#### EXERCISE GOAL
Reproduce the listing below character for character; drop every image.

#### DATASET EXCERPT
━━━━━━
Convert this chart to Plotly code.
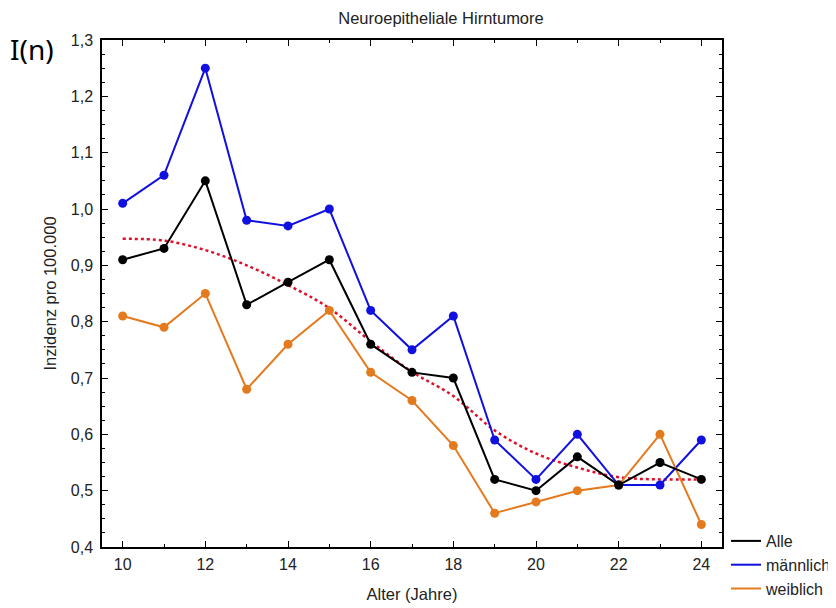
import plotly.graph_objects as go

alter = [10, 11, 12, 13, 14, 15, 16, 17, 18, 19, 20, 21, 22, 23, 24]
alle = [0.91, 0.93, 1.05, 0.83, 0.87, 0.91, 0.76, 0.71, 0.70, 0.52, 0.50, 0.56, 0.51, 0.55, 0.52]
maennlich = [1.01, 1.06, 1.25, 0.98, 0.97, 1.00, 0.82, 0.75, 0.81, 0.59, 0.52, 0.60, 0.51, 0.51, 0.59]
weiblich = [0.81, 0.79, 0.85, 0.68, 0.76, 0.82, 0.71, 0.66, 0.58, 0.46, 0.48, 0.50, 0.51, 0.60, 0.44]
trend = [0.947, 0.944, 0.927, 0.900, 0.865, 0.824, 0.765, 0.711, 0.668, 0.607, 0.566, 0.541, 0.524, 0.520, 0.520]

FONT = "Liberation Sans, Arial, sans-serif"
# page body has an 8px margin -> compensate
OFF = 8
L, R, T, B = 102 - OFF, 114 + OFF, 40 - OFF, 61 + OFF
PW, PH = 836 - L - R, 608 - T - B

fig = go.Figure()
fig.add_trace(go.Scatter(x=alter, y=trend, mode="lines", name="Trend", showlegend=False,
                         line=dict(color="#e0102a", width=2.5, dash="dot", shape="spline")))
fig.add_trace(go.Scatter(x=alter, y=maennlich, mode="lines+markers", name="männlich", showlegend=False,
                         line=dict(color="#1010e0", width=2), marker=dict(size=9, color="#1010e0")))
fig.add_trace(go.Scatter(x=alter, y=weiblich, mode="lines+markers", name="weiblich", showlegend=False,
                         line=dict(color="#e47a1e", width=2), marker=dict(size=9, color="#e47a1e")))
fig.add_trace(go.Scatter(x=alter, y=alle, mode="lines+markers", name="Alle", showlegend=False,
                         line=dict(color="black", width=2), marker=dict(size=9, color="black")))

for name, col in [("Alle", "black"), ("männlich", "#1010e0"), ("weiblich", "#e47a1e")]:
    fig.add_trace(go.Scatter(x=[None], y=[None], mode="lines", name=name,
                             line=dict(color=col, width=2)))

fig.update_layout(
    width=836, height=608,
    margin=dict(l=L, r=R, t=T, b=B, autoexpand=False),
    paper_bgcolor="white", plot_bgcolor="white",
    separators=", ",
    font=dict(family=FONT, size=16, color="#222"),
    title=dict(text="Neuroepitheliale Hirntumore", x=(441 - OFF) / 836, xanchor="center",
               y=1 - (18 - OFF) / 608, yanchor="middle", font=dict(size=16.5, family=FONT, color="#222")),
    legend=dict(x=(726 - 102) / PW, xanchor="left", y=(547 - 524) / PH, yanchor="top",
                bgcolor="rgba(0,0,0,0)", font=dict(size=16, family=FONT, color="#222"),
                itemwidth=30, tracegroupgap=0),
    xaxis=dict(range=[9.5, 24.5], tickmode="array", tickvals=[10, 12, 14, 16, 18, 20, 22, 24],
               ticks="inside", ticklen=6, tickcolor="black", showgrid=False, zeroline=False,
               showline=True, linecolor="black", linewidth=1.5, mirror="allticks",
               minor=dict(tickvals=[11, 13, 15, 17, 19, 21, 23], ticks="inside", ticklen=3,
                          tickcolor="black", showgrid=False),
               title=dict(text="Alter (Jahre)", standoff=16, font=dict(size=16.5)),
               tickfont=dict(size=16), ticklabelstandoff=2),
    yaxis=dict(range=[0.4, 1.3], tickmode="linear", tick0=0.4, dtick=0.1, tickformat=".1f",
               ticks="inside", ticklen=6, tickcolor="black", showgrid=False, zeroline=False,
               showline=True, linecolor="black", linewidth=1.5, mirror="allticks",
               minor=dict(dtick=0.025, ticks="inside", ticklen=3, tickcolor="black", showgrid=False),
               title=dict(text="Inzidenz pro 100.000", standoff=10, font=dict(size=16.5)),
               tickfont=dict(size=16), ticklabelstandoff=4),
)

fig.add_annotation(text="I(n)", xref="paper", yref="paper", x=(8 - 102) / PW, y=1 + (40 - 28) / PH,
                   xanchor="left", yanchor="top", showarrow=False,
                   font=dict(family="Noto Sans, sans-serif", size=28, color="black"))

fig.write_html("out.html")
━━━━━━
#### REPLY TO THE TASK
Convert this chart to Plotly code.
import plotly.graph_objects as go

alter = [10, 11, 12, 13, 14, 15, 16, 17, 18, 19, 20, 21, 22, 23, 24]
alle = [0.91, 0.93, 1.05, 0.83, 0.87, 0.91, 0.76, 0.71, 0.70, 0.52, 0.50, 0.56, 0.51, 0.55, 0.52]
maennlich = [1.01, 1.06, 1.25, 0.98, 0.97, 1.00, 0.82, 0.75, 0.81, 0.59, 0.52, 0.60, 0.51, 0.51, 0.59]
weiblich = [0.81, 0.79, 0.85, 0.68, 0.76, 0.82, 0.71, 0.66, 0.58, 0.46, 0.48, 0.50, 0.51, 0.60, 0.44]
trend = [0.947, 0.944, 0.927, 0.900, 0.865, 0.824, 0.765, 0.711, 0.668, 0.607, 0.566, 0.541, 0.524, 0.520, 0.520]

FONT = "Liberation Sans, Arial, sans-serif"
# page body has an 8px margin -> compensate
OFF = 8
L, R, T, B = 102 - OFF, 114 + OFF, 40 - OFF, 61 + OFF
PW, PH = 836 - L - R, 608 - T - B

fig = go.Figure()
fig.add_trace(go.Scatter(x=alter, y=trend, mode="lines", name="Trend", showlegend=False,
                         line=dict(color="#e0102a", width=2.5, dash="dot", shape="spline")))
fig.add_trace(go.Scatter(x=alter, y=maennlich, mode="lines+markers", name="männlich", showlegend=False,
                         line=dict(color="#1010e0", width=2), marker=dict(size=9, color="#1010e0")))
fig.add_trace(go.Scatter(x=alter, y=weiblich, mode="lines+markers", name="weiblich", showlegend=False,
                         line=dict(color="#e47a1e", width=2), marker=dict(size=9, color="#e47a1e")))
fig.add_trace(go.Scatter(x=alter, y=alle, mode="lines+markers", name="Alle", showlegend=False,
                         line=dict(color="black", width=2), marker=dict(size=9, color="black")))

for name, col in [("Alle", "black"), ("männlich", "#1010e0"), ("weiblich", "#e47a1e")]:
    fig.add_trace(go.Scatter(x=[None], y=[None], mode="lines", name=name,
                             line=dict(color=col, width=2)))

fig.update_layout(
    width=836, height=608,
    margin=dict(l=L, r=R, t=T, b=B, autoexpand=False),
    paper_bgcolor="white", plot_bgcolor="white",
    separators=", ",
    font=dict(family=FONT, size=16, color="#222"),
    title=dict(text="Neuroepitheliale Hirntumore", x=(441 - OFF) / 836, xanchor="center",
               y=1 - (18 - OFF) / 608, yanchor="middle", font=dict(size=16.5, family=FONT, color="#222")),
    legend=dict(x=(726 - 102) / PW, xanchor="left", y=(547 - 524) / PH, yanchor="top",
                bgcolor="rgba(0,0,0,0)", font=dict(size=16, family=FONT, color="#222"),
                itemwidth=30, tracegroupgap=0),
    xaxis=dict(range=[9.5, 24.5], tickmode="array", tickvals=[10, 12, 14, 16, 18, 20, 22, 24],
               ticks="inside", ticklen=6, tickcolor="black", showgrid=False, zeroline=False,
               showline=True, linecolor="black", linewidth=1.5, mirror="allticks",
               minor=dict(tickvals=[11, 13, 15, 17, 19, 21, 23], ticks="inside", ticklen=3,
                          tickcolor="black", showgrid=False),
               title=dict(text="Alter (Jahre)", standoff=16, font=dict(size=16.5)),
               tickfont=dict(size=16), ticklabelstandoff=2),
    yaxis=dict(range=[0.4, 1.3], tickmode="linear", tick0=0.4, dtick=0.1, tickformat=".1f",
               ticks="inside", ticklen=6, tickcolor="black", showgrid=False, zeroline=False,
               showline=True, linecolor="black", linewidth=1.5, mirror="allticks",
               minor=dict(dtick=0.025, ticks="inside", ticklen=3, tickcolor="black", showgrid=False),
               title=dict(text="Inzidenz pro 100.000", standoff=10, font=dict(size=16.5)),
               tickfont=dict(size=16), ticklabelstandoff=4),
)

fig.add_annotation(text="I(n)", xref="paper", yref="paper", x=(8 - 102) / PW, y=1 + (40 - 28) / PH,
                   xanchor="left", yanchor="top", showarrow=False,
                   font=dict(family="Noto Sans, sans-serif", size=28, color="black"))

fig.write_html("out.html")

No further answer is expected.